= YOUR INSTRUCTIONS =
With the images removed, repeat the data below exactly.

= INFORMATION SHOWN =
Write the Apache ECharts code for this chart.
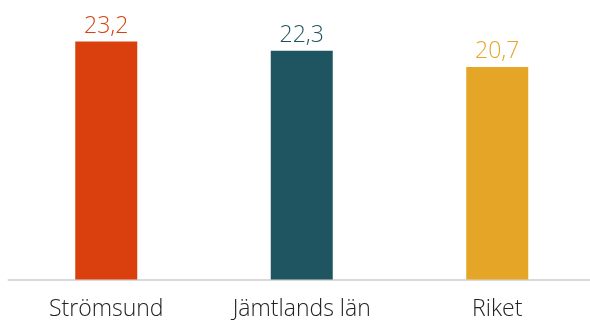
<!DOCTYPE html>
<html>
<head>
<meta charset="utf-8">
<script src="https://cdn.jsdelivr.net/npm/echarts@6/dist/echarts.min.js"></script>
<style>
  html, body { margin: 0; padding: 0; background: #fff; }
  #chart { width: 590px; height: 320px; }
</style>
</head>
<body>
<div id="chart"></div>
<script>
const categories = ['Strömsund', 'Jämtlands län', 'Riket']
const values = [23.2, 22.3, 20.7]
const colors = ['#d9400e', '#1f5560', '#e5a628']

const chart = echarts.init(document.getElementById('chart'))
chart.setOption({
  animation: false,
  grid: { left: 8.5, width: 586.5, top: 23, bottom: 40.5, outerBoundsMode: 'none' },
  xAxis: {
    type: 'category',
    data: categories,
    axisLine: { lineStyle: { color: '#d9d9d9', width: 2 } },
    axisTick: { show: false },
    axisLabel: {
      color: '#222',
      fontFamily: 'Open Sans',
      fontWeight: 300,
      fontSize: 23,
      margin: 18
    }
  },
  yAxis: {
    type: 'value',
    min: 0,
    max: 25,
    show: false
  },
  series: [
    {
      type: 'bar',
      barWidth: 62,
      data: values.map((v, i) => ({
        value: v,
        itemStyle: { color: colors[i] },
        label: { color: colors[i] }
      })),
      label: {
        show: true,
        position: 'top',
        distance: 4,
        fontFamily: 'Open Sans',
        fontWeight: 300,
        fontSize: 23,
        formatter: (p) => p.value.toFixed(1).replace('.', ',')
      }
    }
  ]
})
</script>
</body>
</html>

= ANSWER BELOW =
Write the Apache ECharts code for this chart.
<!DOCTYPE html>
<html>
<head>
<meta charset="utf-8">
<script src="https://cdn.jsdelivr.net/npm/echarts@6/dist/echarts.min.js"></script>
<style>
  html, body { margin: 0; padding: 0; background: #fff; }
  #chart { width: 590px; height: 320px; }
</style>
</head>
<body>
<div id="chart"></div>
<script>
const categories = ['Strömsund', 'Jämtlands län', 'Riket']
const values = [23.2, 22.3, 20.7]
const colors = ['#d9400e', '#1f5560', '#e5a628']

const chart = echarts.init(document.getElementById('chart'))
chart.setOption({
  animation: false,
  grid: { left: 8.5, width: 586.5, top: 23, bottom: 40.5, outerBoundsMode: 'none' },
  xAxis: {
    type: 'category',
    data: categories,
    axisLine: { lineStyle: { color: '#d9d9d9', width: 2 } },
    axisTick: { show: false },
    axisLabel: {
      color: '#222',
      fontFamily: 'Open Sans',
      fontWeight: 300,
      fontSize: 23,
      margin: 18
    }
  },
  yAxis: {
    type: 'value',
    min: 0,
    max: 25,
    show: false
  },
  series: [
    {
      type: 'bar',
      barWidth: 62,
      data: values.map((v, i) => ({
        value: v,
        itemStyle: { color: colors[i] },
        label: { color: colors[i] }
      })),
      label: {
        show: true,
        position: 'top',
        distance: 4,
        fontFamily: 'Open Sans',
        fontWeight: 300,
        fontSize: 23,
        formatter: (p) => p.value.toFixed(1).replace('.', ',')
      }
    }
  ]
})
</script>
</body>
</html>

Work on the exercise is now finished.